Keine Selbstkasteiung 

Unter keinen Umständen will ich hier einer Selbstkasteiung Vorschub leisten. 

Es geht mir hier nicht darum, durch die Hintertür alles zu verbieten was Spass macht. Ich will auch ganz bestimmt nicht zu einem asketischen Lebensstil aufrufen. Da hätte ich auch gar keine Autorität. 

Ich glaube, dass wir alles was wir haben und was Gott uns darreicht, zum Genuss dient. Nicht zufällig haben wir in unserem Mund 10.000 Geschmacksknospen, um damit gutes Essen genießen zu können und um nicht einfach nur satt zu werden. Und das Leben ist auch meiner Meinung nach viel zu kurz, um schlechten Wein zu trinken. 

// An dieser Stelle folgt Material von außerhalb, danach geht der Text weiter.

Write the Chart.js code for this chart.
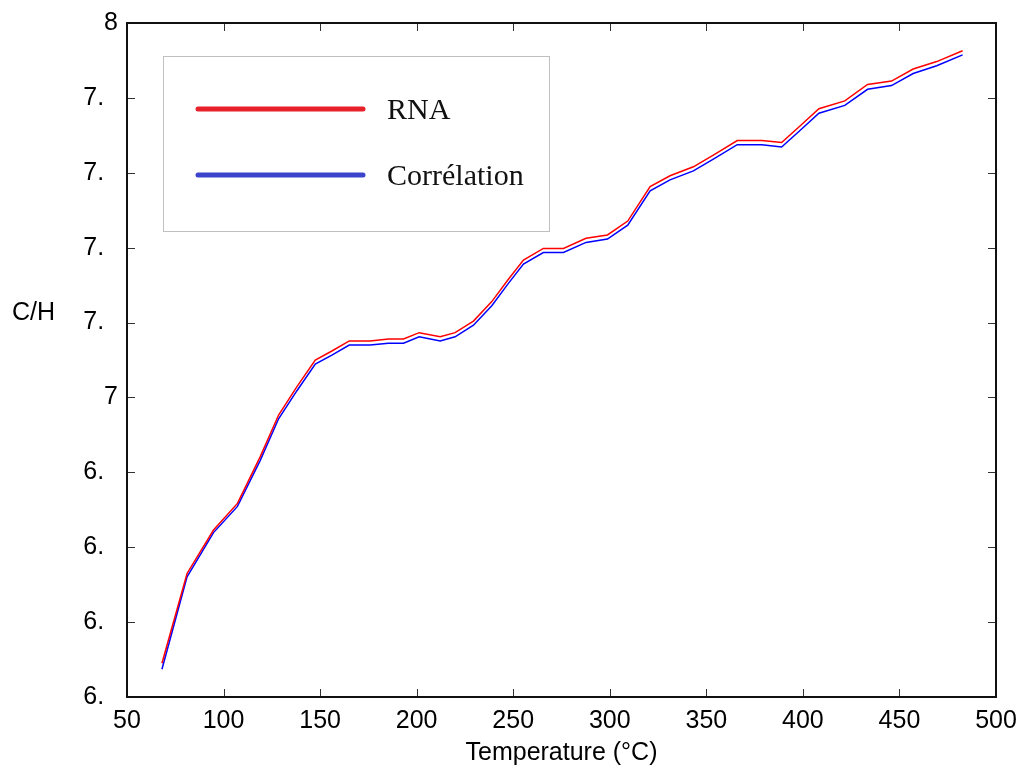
<!DOCTYPE html>
<html>
<head>
<meta charset="utf-8">
<script src="https://cdn.jsdelivr.net/npm/chart.js@4.4.0/dist/chart.umd.min.js"></script>
<style>
  body { margin: 0; background: #fff; }
  #wrap { width: 1021px; height: 769px; }
</style>
</head>
<body>
<div id="wrap"><canvas id="chCurve" width="1021" height="769"></canvas></div>
<script>
// values
var temperature = [68.1, 81.1, 94.8, 107.2, 119.0, 128.5, 138.0, 147.5, 156.1, 165.1,
  175.9, 185.4, 193.2, 201.3, 212.2, 219.9, 229.4, 238.9, 247.4, 255.3,
  265.6, 276.0, 287.7, 298.8, 309.3, 320.9, 331.2, 343.3, 354.5, 366.0,
  378.7, 389.0, 398.5, 408.3, 421.7, 433.5, 445.9, 457.1, 469.3, 482.7];
var rnaValues = [6.290, 6.530, 6.646, 6.717, 6.842, 6.953, 7.029, 7.100, 7.124, 7.151,
  7.151, 7.156, 7.156, 7.173, 7.162, 7.173, 7.204, 7.256, 7.315, 7.367,
  7.398, 7.398, 7.425, 7.434, 7.471, 7.563, 7.592, 7.616, 7.650, 7.686,
  7.686, 7.681, 7.725, 7.771, 7.792, 7.836, 7.845, 7.877, 7.897, 7.926];
var correlValues = [6.274, 6.521, 6.639, 6.709, 6.832, 6.943, 7.018, 7.089, 7.113, 7.140,
  7.140, 7.145, 7.145, 7.162, 7.151, 7.162, 7.193, 7.245, 7.304, 7.356,
  7.387, 7.387, 7.414, 7.423, 7.460, 7.552, 7.581, 7.605, 7.639, 7.675,
  7.675, 7.669, 7.713, 7.759, 7.780, 7.823, 7.833, 7.865, 7.886, 7.915];
var seriesNames = ["RNA", "Corrélation"];
var xTicks = [50, 100, 150, 200, 250, 300, 350, 400, 450, 500];
// the labels are cut off in the original figure
var yTickLabels = ["6.  ", "6.  ", "6.  ", "6.  ", "7", "7.  ", "7.  ", "7.  ", "7.  ", "8"];

function toPoints(xs, ys) {
  return xs.map(function (v, i) { return {x: v, y: ys[i]}; });
}

var sansFont = "'Liberation Sans', Arial, sans-serif";

// inward ticks on all four sides + frame
var framePlugin = {
  id: 'frame',
  afterDraw: function (chart) {
    var ctx = chart.ctx, a = chart.chartArea;
    var xs = chart.scales.x, ys = chart.scales.y;
    ctx.save();
    ctx.strokeStyle = '#333';
    ctx.lineWidth = 1;
    ctx.beginPath();
    xs.ticks.forEach(function (t) {
      var px = Math.round(xs.getPixelForValue(t.value)) + 0.5;
      ctx.moveTo(px, a.bottom); ctx.lineTo(px, a.bottom - 8);
      ctx.moveTo(px, a.top); ctx.lineTo(px, a.top + 8);
    });
    ys.ticks.forEach(function (t) {
      var py = Math.round(ys.getPixelForValue(t.value)) + 0.5;
      ctx.moveTo(a.left, py); ctx.lineTo(a.left + 8, py);
      ctx.moveTo(a.right, py); ctx.lineTo(a.right - 8, py);
    });
    ctx.stroke();
    ctx.strokeStyle = '#111';
    ctx.lineWidth = 2;
    ctx.strokeRect(a.left, a.top, a.right - a.left, a.bottom - a.top);

    // horizontal y title
    ctx.fillStyle = '#000';
    ctx.font = '25px ' + sansFont;
    ctx.textAlign = 'left';
    ctx.textBaseline = 'middle';
    ctx.fillText('C/H', 12, 313);
    ctx.restore();
  }
};

// boxed legend inside the plot
var legendPlugin = {
  id: 'boxLegend',
  afterDraw: function (chart) {
    var ctx = chart.ctx;
    var colors = ['#e8202a', '#3c44cc'];
    var rowY = [109, 175];
    ctx.save();
    ctx.fillStyle = '#fff';
    ctx.fillRect(163.5, 56.5, 386, 175);
    ctx.strokeStyle = '#c0c0c0';
    ctx.lineWidth = 1;
    ctx.strokeRect(163.5, 56.5, 386, 175);
    chart.data.datasets.forEach(function (ds, i) {
      ctx.strokeStyle = colors[i];
      ctx.lineWidth = 5;
      ctx.lineCap = 'round';
      ctx.beginPath();
      ctx.moveTo(198, rowY[i]);
      ctx.lineTo(363, rowY[i]);
      ctx.stroke();
      ctx.fillStyle = '#111';
      ctx.font = '30px "Liberation Serif", "Times New Roman", serif';
      ctx.textAlign = 'left';
      ctx.textBaseline = 'middle';
      ctx.fillText(ds.label, 387, rowY[i] + 2);
    });
    ctx.restore();
  }
};

var ctxCurve = document.getElementById("chCurve");
var curveConfig = {
  type: 'line',
  data: {
    datasets: [{
      label: seriesNames[0],
      data: toPoints(temperature, rnaValues),
      borderColor: '#ff0000',
      borderWidth: 1.5,
      pointRadius: 0,
      tension: 0
    }, {
      label: seriesNames[1],
      data: toPoints(temperature, correlValues),
      borderColor: '#0000ff',
      borderWidth: 1.5,
      pointRadius: 0,
      tension: 0
    }]
  },
  options: {
    responsive: false,
    animation: false,
    layout: { padding: { left: 0, top: 23, right: 25, bottom: 0 } },
    plugins: { legend: { display: false }, tooltip: { enabled: false } },
    scales: {
      x: {
        type: 'linear',
        min: xTicks[0],
        max: xTicks[xTicks.length - 1],
        grid: { display: false, drawTicks: false },
        border: { display: false },
        afterBuildTicks: function (scale) {
          scale.ticks = xTicks.map(function (v) { return {value: v}; });
        },
        ticks: {
          padding: 9,
          color: '#000',
          font: { family: sansFont, size: 25 },
          maxRotation: 0,
          autoSkip: false
        },
        title: {
          display: true,
          text: 'Temperature (°C)',
          color: '#000',
          font: { family: sansFont, size: 25 },
          padding: { top: 1, bottom: 1 }
        },
        afterFit: function (scale) {
          scale.height = 72;
          scale.paddingLeft = 0;
          scale.paddingRight = 0;
        }
      },
      y: {
        min: 6.2,
        max: 8.0,
        grid: { display: false, drawTicks: false },
        border: { display: false },
        ticks: {
          stepSize: 0.2,
          padding: 9,
          color: '#000',
          font: { family: sansFont, size: 25 },
          autoSkip: false,
          callback: function (value, index) { return yTickLabels[index]; }
        },
        afterFit: function (scale) {
          scale.width = 127;
          scale.paddingTop = 0;
          scale.paddingBottom = 0;
        }
      }
    }
  },
  plugins: [framePlugin, legendPlugin]
};
var curveChart = new Chart(ctxCurve, curveConfig);
</script>
</body>
</html>
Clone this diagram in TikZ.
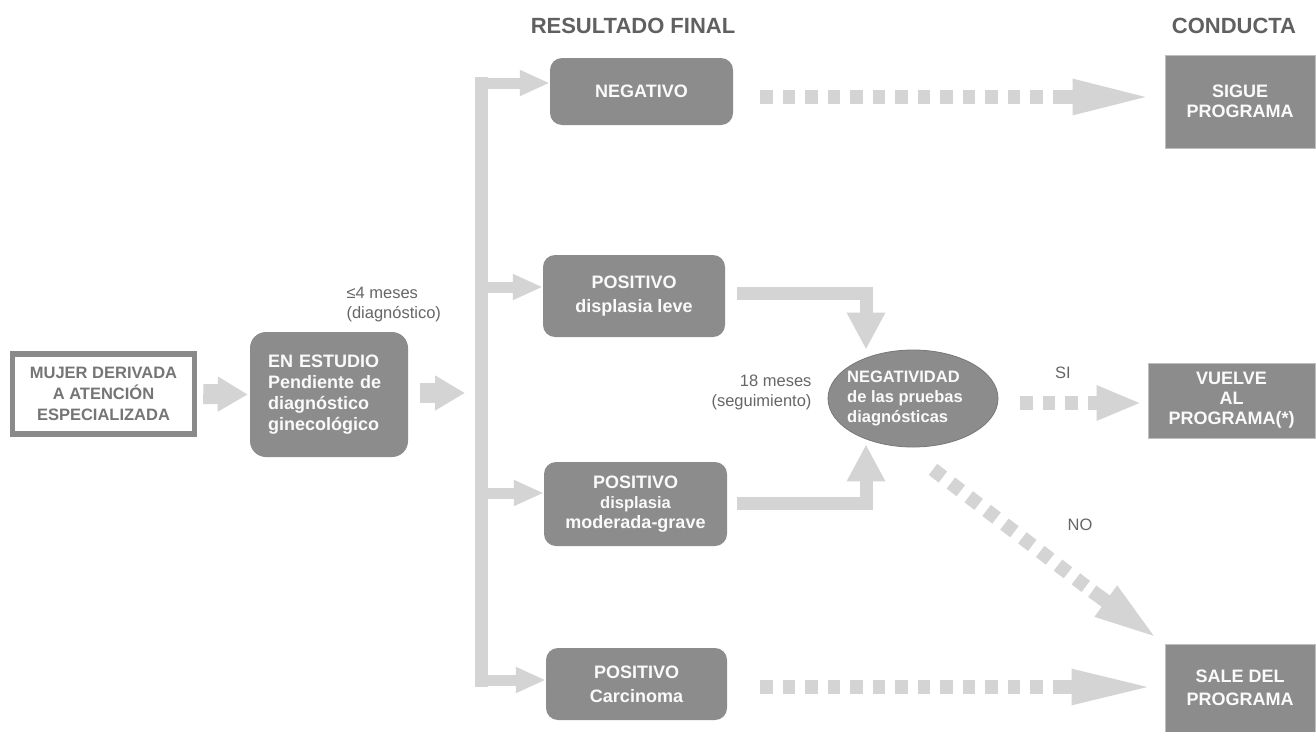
\documentclass[tikz,border=0pt]{standalone}
\usepackage{fontspec}
\setmainfont{Liberation Sans}
\usetikzlibrary{arrows.meta,shapes.geometric,calc}
\definecolor{boxgray}{HTML}{8C8C8C}
\definecolor{arrowgray}{HTML}{D4D4D4}
\definecolor{headgray}{HTML}{606060}
\definecolor{labelgray}{HTML}{666666}
\definecolor{framegray}{HTML}{8A8A8A}
\definecolor{boxtext}{HTML}{FAFAFA}

\begin{document}
\begin{tikzpicture}[x=1pt,y=-1pt,
  boxfont/.style={font=\fontsize{18}{#1}\selectfont\bfseries},
  resbox/.style={fill=boxgray, text=boxtext, align=center, inner sep=0pt,
    rounded corners=12pt},
  endbox/.style={fill=boxgray, text=boxtext, align=center, inner sep=0pt,
    draw=black!25, line width=0.8pt},
  lbl/.style={text=labelgray, font=\fontsize{16.5}{20}\selectfont},
  head/.style={text=headgray, font=\fontsize{22}{24}\selectfont\bfseries},
  bigarrow/.style={draw=arrowgray, line width=20pt,
    -{Triangle[length=30pt,width=33pt]}},
  trunk/.style={draw=arrowgray, line width=13pt, line cap=rect},
  branch/.style={draw=arrowgray, line width=11pt,
    -{Triangle[length=30pt,width=24pt]}},
  elbow/.style={draw=arrowgray, line width=13pt, line join=miter,
    -{Triangle[length=37pt,width=36pt]}},
  dots/.style={draw=arrowgray, line width=14pt, dash pattern=on 12.5pt off 10pt},
  dothead/.style={draw=arrowgray, line width=14pt,
    -{Triangle[length=#1,width=32pt]}},
]
\useasboundingbox[fill=white] (0,0) rectangle (1316,731);

% column headings
\node[head] (hres) at (633,26) {RESULTADO FINAL};
\node[head] (hcon) at (1234,26) {CONDUCTA};

% entry
\node[draw=framegray, line width=5.5pt, fill=white, text=framegray!85!black,
  minimum width=182pt, minimum height=80pt, align=center, inner sep=0pt,
  font=\fontsize{16.5}{21}\selectfont\bfseries]
  (mujer) at (103.5,394) {MUJER DERIVADA\\A ATENCIÓN\\ESPECIALIZADA};

\node[resbox, boxfont=21, rounded corners=16pt, align=left, text width=122pt,
  inner xsep=18pt, minimum height=125pt]
  (estudio) at (329,394.5) {EN ESTUDIO\\Pendiente de\\diagnóstico\\ginecológico};

\node[lbl, anchor=west, align=left] (plazo1) at (343,305) {≤4 meses\\(diagnóstico)};

% results
\node[resbox, boxfont=20, minimum width=183pt, minimum height=67pt]
  (neg) at (641.5,91.5) {NEGATIVO};
\node[resbox, boxfont=24, minimum width=182pt, minimum height=82pt]
  (leve) at (634,296) {POSITIVO\\displasia leve};
\node[resbox, boxfont=20, minimum width=183pt, minimum height=84pt]
  (mod) at (635.5,504) {POSITIVO\\\fontsize{16.5}{19.5}\selectfont displasia\\moderada-grave};
\node[resbox, boxfont=24, minimum width=181pt, minimum height=72pt]
  (carc) at (636.5,684) {POSITIVO\\Carcinoma};

% follow-up test: the oval and its text, set a little left of centre
\node[ellipse, fill=boxgray, draw=boxgray!85!black, line width=0.8pt,
  minimum width=170pt, minimum height=97pt, inner sep=0pt]
  (ell) at (913,398.5) {};
\node[text=boxtext, align=left, inner sep=0pt,
  font=\fontsize{16.5}{20}\selectfont\bfseries]
  (elltext) at ([xshift=-8pt]ell.center) {NEGATIVIDAD\\de las pruebas\\diagnósticas};
\node[lbl, anchor=east, align=right] (plazo2) at (815,392) {18 meses\\(seguimiento)};

% outcomes
\node[endbox, boxfont=20, minimum width=150pt, minimum height=93pt]
  (sigue) at (1240,101.5) {SIGUE\\PROGRAMA};
\node[endbox, boxfont=20, minimum width=167pt, minimum height=75pt]
  (vuelve) at (1231.5,400.5) {VUELVE\\AL\\PROGRAMA(*)};
\node[endbox, boxfont=23, minimum width=150pt, minimum height=88pt]
  (sale) at (1240,688) {SALE DEL\\PROGRAMA};

\node[lbl] (si) at (1063,373) {SI};
\node[lbl] (no) at (1080,525) {NO};

% entry arrows
\draw[bigarrow, shorten >=2pt] ([xshift=6pt]mujer.east) -- (estudio.west);
\coordinate (hub) at (465,393);
\draw[bigarrow] ([xshift=12pt,yshift=1.5pt]estudio.east) -- (hub);

% distribution trunk and branches
\coordinate (ttop) at (481.5,83);
\coordinate (tbot) at (481.5,680);
\draw[trunk] (ttop) -- (tbot);
\draw[branch] (ttop) -- ([yshift=8.5pt]neg.west);
\draw[branch] (ttop |- 0,287) coordinate (tl) -- ([yshift=9pt]leve.west);
\draw[branch] (ttop |- 0,493) coordinate (tm) -- ([yshift=11pt]mod.west);
\draw[branch] (tbot) -- ([yshift=4pt]carc.west);

% into the follow-up test
\draw[elbow] ([xshift=12pt,yshift=3pt]leve.east) -| ([xshift=-47pt]ell.north);
\draw[elbow] ([xshift=10pt,yshift=1pt]mod.east) -| ([xshift=-47pt,yshift=3pt]ell.south);

% dotted routes to the outcomes
\draw[dots] ([xshift=27pt,yshift=-5.5pt]neg.east) -- ++(285,0) coordinate (nd);
\draw[dothead=80pt] ([xshift=8pt]nd) -- ([xshift=-12pt,yshift=4.5pt]sigue.west);

\draw[dots] ([xshift=22pt,yshift=-4.5pt]ell.east) -- ++(57.5,0) coordinate (sd);
\draw[dothead=45pt] ([xshift=10pt]sd) -- ([xshift=-6pt,yshift=-2.5pt]vuelve.west);

\coordinate (nstart) at ([xshift=20pt,yshift=-22pt]ell.south);
\draw[dots] (nstart) -- ++(152.8,117) coordinate (ndd);
\draw[draw=arrowgray, line width=14pt, -{Triangle[length=64pt,width=34pt]}]
  ($(ndd)+(6.4,4.9)$) -- ([xshift=-7pt,yshift=5pt]sale.north west);

\draw[dots] ([xshift=33pt,yshift=-3pt]carc.east) -- ++(285,0) coordinate (cd);
\draw[dothead=83pt] ([xshift=8pt]cd) -- ([xshift=-10pt,yshift=1pt]sale.west);
\end{tikzpicture}
\end{document}
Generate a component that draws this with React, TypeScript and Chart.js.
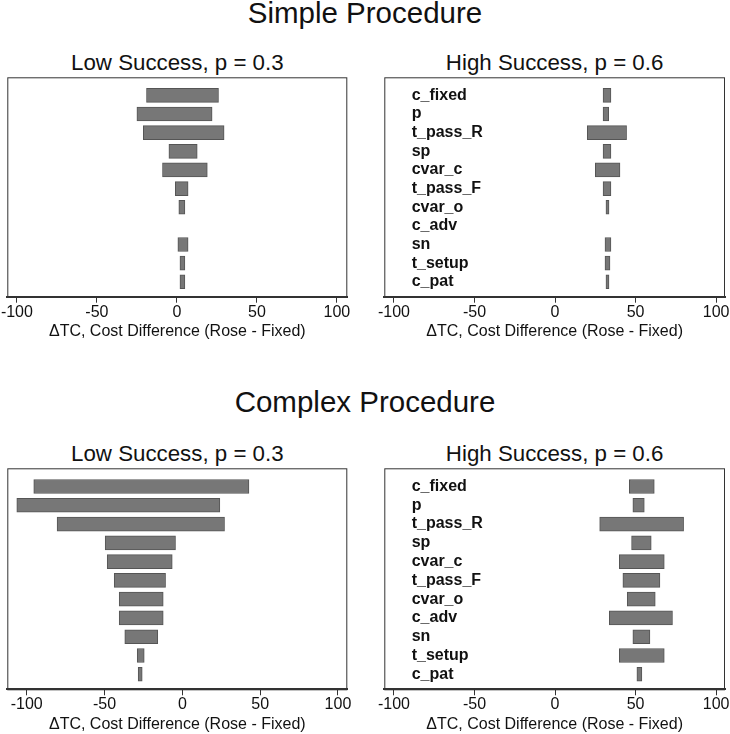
import React, { useEffect, useRef } from "react";
import { Chart, registerables } from "chart.js";

Chart.register(...registerables);

const FONT = "'Liberation Sans', Arial, Helvetica, sans-serif";
Chart.defaults.font.family = FONT;

// ---------- data ----------
const categories = [
  "c_fixed",
  "p",
  "t_pass_R",
  "sp",
  "cvar_c",
  "t_pass_F",
  "cvar_o",
  "c_adv",
  "sn",
  "t_setup",
  "c_pat",
];
const xTickValues = [-100, -50, 0, 50, 100];
const axisTitle = "ΔTC, Cost Difference (Rose - Fixed)";

// Simple procedure, low success (p = 0.3)
const simpleLowFrom = [-19, -25, -21, -5, -9, -1, 1.2, null, 0.6, 1.9, 1.9];
const simpleLowTo = [26, 22, 29.5, 12.7, 19, 7, 5, null, 7, 5, 5];
// Simple procedure, high success (p = 0.6)
const simpleHighFrom = [29.8, 29.8, 20, 29.8, 25, 29.8, 31.6, null, 31, 31, 31.6];
const simpleHighTo = [34.7, 33.3, 44.4, 34.7, 40.3, 34.7, 33.5, null, 34.7, 34.1, 33.5];
// Complex procedure, low success (p = 0.3)
const complexLowFrom = [-95.5, -106.4, -80.5, -49.6, -48.3, -43.8, -40.6, -40.6, -37, -29, -28.4];
const complexLowTo = [42.8, 24.1, 27.1, -4.4, -6.5, -10.8, -12.3, -12.3, -15.8, -24.5, -25.8];
// Complex procedure, high success (p = 0.6)
const complexHighFrom = [46.1, 48.3, 27.7, 47.5, 39.9, 42.1, 44.8, 33.7, 48.3, 39.9, 50.8];
const complexHighTo = [61.6, 55.4, 79.8, 59.7, 67.8, 65.1, 62.2, 72.9, 58.9, 67.8, 53.9];

// ---------- plugins ----------
const boxPlugin = {
  id: "boxPlugin",
  afterDatasetsDraw(chart: any) {
    const { ctx, chartArea } = chart;
    const { left, top, right, bottom } = chartArea;
    ctx.save();
    ctx.strokeStyle = "#333";
    ctx.lineWidth = 1;
    ctx.strokeRect(left + 0.5, top + 0.5, right - left - 1, bottom - top);
    ctx.restore();
  },
};

const labelPlugin = {
  id: "labelPlugin",
  afterDatasetsDraw(chart: any, _args: any, opts: any) {
    if (!opts || !opts.show) return;
    const { ctx, chartArea, scales } = chart;
    ctx.save();
    ctx.fillStyle = "#111";
    ctx.font = `bold 16px ${FONT}`;
    ctx.textAlign = "left";
    ctx.textBaseline = "middle";
    categories.forEach((c, i) => {
      ctx.fillText(c, chartArea.left + opts.indent, scales.y.getPixelForValue(i));
    });
    ctx.restore();
  },
};

type PanelProps = {
  from: (number | null)[];
  to: (number | null)[];
  xMin: number;
  xMax: number;
  showLabels: boolean;
  left: number;
  top: number;
  width: number;
  height: number;
  padding: { left: number; right: number; top: number; bottom: number };
};

function Panel(props: PanelProps) {
  const ref = useRef<HTMLCanvasElement | null>(null);
  useEffect(() => {
    if (!ref.current) return;
    const data: any[] = [];
    categories.forEach((_, i) => {
      const a = props.from[i];
      const b = props.to[i];
      if (a === null || b === null) return;
      data.push({ y: i, x: [a, b] });
    });
    const chart = new Chart(ref.current, {
      type: "bar",
      data: {
        datasets: [
          {
            data,
            backgroundColor: "#777777",
            borderColor: "#555555",
            borderWidth: 1,
            borderSkipped: false,
            barThickness: 14,
          },
        ],
      },
      options: {
        indexAxis: "y",
        animation: false,
        responsive: false,
        layout: { padding: props.padding },
        plugins: {
          legend: { display: false },
          tooltip: { enabled: false },
          labelPlugin: { show: props.showLabels, indent: 27.4 },
        } as any,
        scales: {
          y: {
            type: "linear",
            display: false,
            offset: false,
            reverse: true,
            min: -0.97,
            max: 10.8,
            grid: { offset: false },
          },
          x: {
            type: "linear",
            min: props.xMin,
            max: props.xMax,
            afterBuildTicks: (s: any) => {
              s.ticks = xTickValues.map((v) => ({ value: v }));
            },
            ticks: {
              autoSkip: false,
              maxRotation: 0,
              padding: 0,
              color: "#111",
              font: { size: 16 },
            },
            grid: {
              display: true,
              drawOnChartArea: false,
              drawTicks: true,
              tickLength: 6,
              color: "#333",
            },
            border: { display: true, color: "#333", width: 2 },
            title: {
              display: true,
              text: axisTitle,
              color: "#111",
              font: { size: 16, lineHeight: 1.2 },
              padding: 0,
            },
          },
        },
      },
      plugins: [boxPlugin, labelPlugin],
    } as any);
    return () => chart.destroy();
  }, []);
  return (
    <canvas
      ref={ref}
      width={props.width}
      height={props.height}
      style={{
        position: "absolute",
        left: props.left,
        top: props.top,
        width: props.width,
        height: props.height,
      }}
    />
  );
}

const textStyle = (size: number, top: number, center: number): React.CSSProperties => ({
  position: "absolute",
  top,
  left: center - 250,
  width: 500,
  textAlign: "center",
  fontFamily: FONT,
  fontSize: size,
  lineHeight: `${size}px`,
  color: "#111",
  whiteSpace: "nowrap",
});

export default function App() {
  const padTopL = { left: 7.3, right: 17.7, top: 17.3, bottom: 8.9 };
  const padTopR = { left: 19.3, right: 5, top: 17.3, bottom: 8.9 };
  const padBotL = { left: 7.3, right: 17.7, top: 18.3, bottom: 0.3 };
  const padBotR = { left: 19.3, right: 5, top: 18.3, bottom: 0.3 };
  return (
    <div
      style={{
        position: "absolute",
        left: 0,
        top: 0,
        width: 730,
        height: 734,
        background: "#fff",
        overflow: "hidden",
      }}
    >
      <div style={textStyle(29.5, -1.6, 365)}>Simple Procedure</div>
      <div style={textStyle(22.3, 52.2, 177.3)}>Low Success, p = 0.3</div>
      <div style={textStyle(22.3, 52.2, 554.6)}>High Success, p = 0.6</div>
      <Panel from={simpleLowFrom} to={simpleLowTo} xMin={-106} xMax={106.5} showLabels={false}
        left={0} top={60} width={365} height={290} padding={padTopL} />
      <Panel from={simpleHighFrom} to={simpleHighTo} xMin={-106} xMax={105.5} showLabels={true}
        left={365} top={60} width={365} height={290} padding={padTopR} />

      <div style={textStyle(29.5, 386.8, 365)}>Complex Procedure</div>
      <div style={textStyle(22.3, 443.2, 177.3)}>Low Success, p = 0.3</div>
      <div style={textStyle(22.3, 443.2, 554.6)}>High Success, p = 0.6</div>
      <Panel from={complexLowFrom} to={complexLowTo} xMin={-112.5} xMax={106} showLabels={false}
        left={0} top={450} width={365} height={284} padding={padBotL} />
      <Panel from={complexHighFrom} to={complexHighTo} xMin={-106} xMax={105.5} showLabels={true}
        left={365} top={450} width={365} height={284} padding={padBotR} />
    </div>
  );
}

Mit der einen oder anderen 30 Tage- Challenge oder einer 10 Tage-Challenge geht es mir darum, 

dass du peu a peu mehr Selbstbeherrschung, mehr Willenskraft und mehr Willenskraft entwickeln kannst, 

dass du den einen oder anderen Marshmallowtest im Leben bestehst und es lernst zu warten, 

du Hildegard von Bingen nicht nur darin zustimmst, dass Disziplin auf Dauer der einzige Weg ist, um glücklich zu werden, sondern du für Dich einen Weg findest, um mehr Disziplin zu entwickeln. 

In diesem Sinne viel Spaß bei deiner nächsten oder ersten Challenge auf dem Weg zu mehr Disziplin und Willenskraft.